BRICKS & MORTAR: Kazakhstan faces growing need for warehouse space

By bne IntelliNews September 21, 2011

Clare Nuttall in Almaty -

New modern warehouses are being built in Kazakhstan, but the country still has a pressing need for more, especially in the far-flung central and western cities where food is still stored in rat-infested Soviet buildings.

Kazakhstan's capital Astana and Almaty, the country's main logistics hub, have existing capacity at international standard warehouses. However, prices are rising and vacancy rates falling. Demand is set to increase further as the consumer market grows and new transport corridors are opened up.

Outside these cities, Kazakhstan has virtually no class-A or class-B warehouse space. Food producers and wholesalers have to rely on Soviet-era warehouses (or disused factories now being used for storage), which are often infested with rats and insects. This results in high levels of losses, which are passed on to the consumer in the form of higher prices.

Together with transportation costs, this is one of the main reasons behind the wide variations in prices for consumer goods across Kazakhstan. A bottle of "Asem Ai" mineral water, for example, costs twice as much in the western town of Aktau as in Shymkent where it is produced. Retailers in Zhezkazgan, central Kazakhstan, put boards outside their shops advertising "Groceries at Almaty prices" to attract customers.

Retail demand

Consumer confidence is back in Kazakhstan post-crisis, and the retail sector is booming. Retail turnover was up 12.4% in the first seven months of 2011, and this followed a 17.9% increase in 2010. Demand for warehouse space is an immediate consequence of this growth. "Warehouses are a good predictor for the general economy, because it is the first stage in the supply chain," James Palmer, partner at Veritas Brown Cushman & Wakefield, tells bne.

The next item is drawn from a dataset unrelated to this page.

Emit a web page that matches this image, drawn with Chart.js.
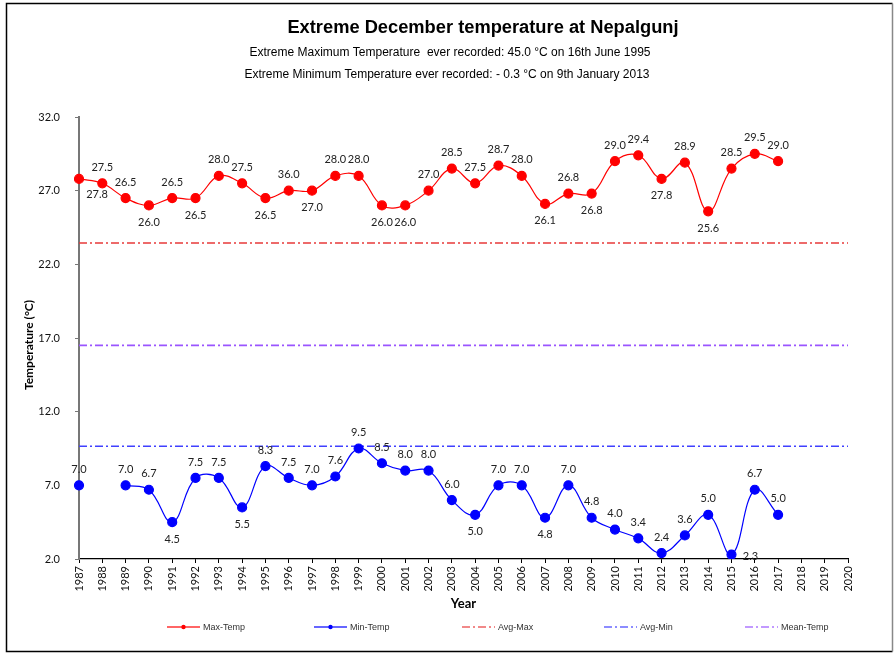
<!DOCTYPE html>
<html>
<head>
<meta charset="utf-8">
<script src="https://cdn.jsdelivr.net/npm/chart.js@4/dist/chart.umd.min.js"></script>
<style>
html,body{margin:0;padding:0;background:#fff;}
canvas{display:block;}
</style>
</head>
<body>
<canvas id="c" width="894" height="656"></canvas>
<script>
// ---- data ----
const years = ['1987','1988','1989','1990','1991','1992','1993','1994','1995','1996','1997','1998','1999','2000','2001','2002','2003','2004','2005','2006','2007','2008','2009','2010','2011','2012','2013','2014','2015','2016','2017','2018','2019','2020'];
const maxTemp = [27.8,27.5,26.5,26.0,26.5,26.5,28.0,27.5,26.5,27.0,27.0,28.0,28.0,26.0,26.0,27.0,28.5,27.5,28.7,28.0,26.1,26.8,26.8,29.0,29.4,27.8,28.9,25.6,28.5,29.5,29.0];
const maxLabels = ['27.8','27.5','26.5','26.0','26.5','26.5','28.0','27.5','26.5','36.0','27.0','28.0','28.0','26.0','26.0','27.0','28.5','27.5','28.7','28.0','26.1','26.8','26.8','29.0','29.4','27.8','28.9','25.6','28.5','29.5','29.0'];
const minTemp = [7.0,null,7.0,6.7,4.5,7.5,7.5,5.5,8.3,7.5,7.0,7.6,9.5,8.5,8.0,8.0,6.0,5.0,7.0,7.0,4.8,7.0,4.8,4.0,3.4,2.4,3.6,5.0,2.3,6.7,5.0];
const minLabels = ['7.0','','7.0','6.7','4.5','7.5','7.5','5.5','8.3','7.5','7.0','7.6','9.5','8.5','8.0','8.0','6.0','5.0','7.0','7.0','4.8','7.0','4.8','4.0','3.4','2.4','3.6','5.0','2.3','6.7','5.0'];
const avgMax = 23.45;
const avgMin = 9.65;
const meanTemp = 16.5;
const yTicks = [2,7,12,17,22,27,32];

// label placement (style): a = above, b = below, br = below-right, r = right
const maxPos = ['br','a','a','b','a','b','a','a','b','a','b','a','a','b','b','a','a','a','a','a','b','a','b','a','a','b','a','b','a','a','a'];
const minPos = ['a','a','a','a','b','a','a','b','a','a','a','a','a','a','a','a','a','b','a','a','b','a','a','a','a','a','a','a','r','a','a'];

const LBL_FONT = '11px Lato, "Open Sans", sans-serif';

const framePlugin = {
  id: 'frame',
  beforeDraw(chart) {
    const ctx = chart.ctx;
    ctx.save();
    ctx.fillStyle = '#fff';
    ctx.fillRect(0, 0, chart.width, chart.height);
    ctx.restore();
  },
  afterDraw(chart) {
    const ctx = chart.ctx;
    ctx.save();
    // frame
    ctx.strokeStyle = '#000';
    ctx.lineWidth = 1.5;
    ctx.beginPath();
    ctx.moveTo(892.5, 3.5); ctx.lineTo(6.5, 3.5); ctx.lineTo(6.5, 651.5); ctx.lineTo(892.5, 651.5);
    ctx.stroke();
    ctx.strokeStyle = '#888';
    ctx.beginPath(); ctx.moveTo(892.5, 3.5); ctx.lineTo(892.5, 651.5); ctx.stroke();

    // titles
    ctx.fillStyle = '#000';
    ctx.textAlign = 'center';
    ctx.textBaseline = 'middle';
    ctx.font = 'bold 18.3px "Liberation Sans", Arial, sans-serif';
    ctx.fillText('Extreme December temperature at Nepalgunj', 483, 28);
    ctx.font = '12px "Liberation Sans", Arial, sans-serif';
    ctx.fillText('Extreme Maximum Temperature  ever recorded: 45.0 °C on 16th June 1995', 450, 53);
    ctx.fillText('Extreme Minimum Temperature ever recorded: - 0.3 °C on 9th January 2013', 447, 75);

    // axis titles
    const ca = chart.chartArea;
    ctx.font = 'bold 13px Lato, "Open Sans", sans-serif';
    ctx.fillText('Year', (ca.left + ca.right) / 2, 604);
    ctx.save();
    ctx.translate(29, 345);
    ctx.rotate(-Math.PI / 2);
    ctx.font = 'bold 12px Lato, "Open Sans", sans-serif';
    ctx.fillText('Temperature (°C)', 0, 0);
    ctx.restore();

    // data labels
    ctx.font = LBL_FONT;
    ctx.fillStyle = '#222';
    const drawLabels = (dsIndex, labels, pos) => {
      const meta = chart.getDatasetMeta(dsIndex);
      meta.data.forEach((pt, i) => {
        if (!labels[i] || pt.skip) return;
        let x = pt.x, y = pt.y;
        const p = pos[i];
        if (p === 'a') y -= 16;
        else if (p === 'b') y += 17;
        else if (p === 'br') { x += 18; y += 16; }
        else if (p === 'r') { x += 19; y += 2; }
        ctx.fillText(labels[i], x, y);
      });
    };
    drawLabels(0, maxLabels, maxPos);
    drawLabels(1, minLabels, minPos);

    // legend
    const items = [
      {ds: 0, x: 167, text: 'Max-Temp'},
      {ds: 1, x: 314, text: 'Min-Temp'},
      {ds: 2, x: 462, text: 'Avg-Max'},
      {ds: 3, x: 604, text: 'Avg-Min'},
      {ds: 4, x: 745, text: 'Mean-Temp'}
    ];
    const ly = 627;
    ctx.font = '9px "Liberation Sans Narrow", "Liberation Sans", Arial, sans-serif';
    ctx.textAlign = 'left';
    items.forEach(it => {
      const ds = chart.data.datasets[it.ds];
      ctx.save();
      ctx.strokeStyle = ds.borderColor;
      ctx.globalAlpha = 0.6;
      ctx.lineWidth = 2;
      ctx.setLineDash(ds.borderDash || []);
      ctx.beginPath(); ctx.moveTo(it.x, ly); ctx.lineTo(it.x + 33, ly); ctx.stroke();
      ctx.restore();
      if (it.ds < 2) {
        ctx.beginPath();
        ctx.fillStyle = ds.pointBackgroundColor;
        ctx.arc(it.x + 16.5, ly, 2.2, 0, Math.PI * 2);
        ctx.fill();
      }
      ctx.fillStyle = '#333';
      ctx.fillText(it.text, it.x + 36, ly + 0.5);
    });
    ctx.restore();
  }
};

const flat = (v) => [{x: years[0], y: v}, {x: years[years.length - 1], y: v}];

new Chart(document.getElementById('c'), {
  type: 'line',
  data: {
    labels: years,
    datasets: [
      {label: 'Max-Temp', data: maxTemp, borderColor: '#ff0000', backgroundColor: '#ff0000', pointBackgroundColor: '#ff0000', pointBorderColor: '#ff0000', pointRadius: 4.5, borderWidth: 1.2, tension: 0.4, spanGaps: false, order: 1},
      {label: 'Min-Temp', data: minTemp, borderColor: '#0000ff', backgroundColor: '#0000ff', pointBackgroundColor: '#0000ff', pointBorderColor: '#0000ff', pointRadius: 4.5, borderWidth: 1.2, tension: 0.4, spanGaps: false, order: 2},
      {label: 'Avg-Max', data: flat(avgMax), borderColor: '#e83a3a', borderWidth: 1.4, borderDash: [8, 3, 2, 3], pointRadius: 0, order: 3},
      {label: 'Avg-Min', data: flat(avgMin), borderColor: '#4040ff', borderWidth: 1.4, borderDash: [8, 3, 2, 3], pointRadius: 0, order: 4},
      {label: 'Mean-Temp', data: flat(meanTemp), borderColor: '#9a55ff', borderWidth: 1.6, borderDash: [8, 3, 2, 3], pointRadius: 0, order: 5}
    ]
  },
  options: {
    responsive: false,
    animation: false,
    layout: {padding: {left: 6, right: 46, top: 117, bottom: 0}},
    plugins: {legend: {display: false}, title: {display: false}, tooltip: {enabled: false}},
    scales: {
      x: {
        type: 'category',
        offset: false,
        grid: {drawOnChartArea: false, drawTicks: true, tickLength: 4, color: '#000'},
        border: {color: '#000', width: 1.2},
        ticks: {minRotation: 90, maxRotation: 90, autoSkip: false, padding: 3, color: '#111', font: {family: 'Lato, "Open Sans", sans-serif', size: 11}},
        afterFit(s) { s.height = 97; }
      },
      y: {
        min: 2, max: 32,
        afterBuildTicks(s) { s.ticks = yTicks.map(v => ({value: v})); },
        grid: {drawOnChartArea: false, drawTicks: true, tickLength: 4, color: '#777'},
        border: {color: '#777', width: 2},
        ticks: {padding: 15, color: '#111', font: {family: 'Lato, "Open Sans", sans-serif', size: 11}, callback: v => Number(v).toFixed(1)},
        afterFit(s) { s.width = 73; }
      }
    }
  },
  plugins: [framePlugin]
});
</script>
</body>
</html>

Palmer points out that Kazakhstan has a modest amount of good quality warehousing considering the population and the size of the country. "Retail turnover fluctuates depending on the season, so it is good to have around 10% spare capacity. The vacancy rate is now falling in Almaty and Astana, and we expect to see prices increase in the short to medium term," he says.

Most of Kazakhstan's modern warehouse space is in Almaty, where the majority of cargo traffic from China and the Asia-Pacific region enters the country, and is then re-distributed to other regions. According to Veritas Brown, there are around 400,000 square metres (sqm) of class-A and class-B warehouse space in Almaty, 30% of the total - the remaining 70% is old Soviet facilities. "There is not yet the required amount of European standard warehouses in Kazakhstan," says Sultan Zhassybay, director general of French logistics company GEFCO's Kazakhstan operations, which were launched in June 2011. "There is still a lot of work to do and as GEFCO has been involved in bringing class-A warehouses from Europe to Russia, we would like to do the same in Kazakhstan."

Kazakhstan's largest warehouse operator, Damu Logistics, currently has operations in seven locations across Kazakhstan, including Central Asia's largest logistics park near Almaty, and warehouses in Astana and Temirtau. It has a total of 235,000 sqm of class-A and class-B warehouse space (mostly class-A). Within the next two to three years, Damu plans to build logistics parks in Astana and Aktobe. Kazakhstan Kagazy, the London-listed company that is Kazakhstan's second-largest warehouse operator, also built a logistics centre near the city in 2007. Kagazy previously announced expansion plans, but is now in debt restructuring negotiations with creditors including the Development Bank of Kazakhstan and the European Bank for Reconstruction and Development.

Astana's warehouse market is now the fastest growing in Kazakhstan. The city's warehouse stock grew by almost 6,000 sqm in the first quarter of this year, and modern warehouse stock now stands at around 28,000 sqm. Astana has a high demand for storage space since due to the extreme continental climate in north Kazakhstan, foodstuffs need to be brought in from abroad or from the south.

Roads to growth

The picture will also change as new transport links come into operation. Massive investments in infrastructure are underway in Kazakhstan, with financing from the Kazakh government and international development banks. These are aimed both at improving transport within the country and at establishing Kazakhstan as a transit state between Europe and Asia. "Our decision to set up in Kazakhstan was both because we are expanding geographically and using Kazakhstan as a transit territory, and because Kazakhstan's economic and political situations are improving and the country is attracting a lot of foreign investment," says Zhassybay.

Reconstruction of the Western Europe-Western China highway, 2,787 kilometres of which runs through Kazakhstan, is due to be completed in 2012. The western city of Aktobe, one of the town on the route, is expected to become increasingly important as a distribution point for north and west Kazakhstan.

Also being constructed are a new rail link to China to the Almaty suburbs, the Korgos-Zhetigen line, and the Iran-Turkmenistan-Kazakhstan railway, which terminates near the Uzen oilfield in west Kazakhstan will open up another new export route, facilitating Kazakhstan's access to the Persian Gulf. These are all set to increase freight transportation through Kazakhstan, but additional logistics infrastructure will be needed.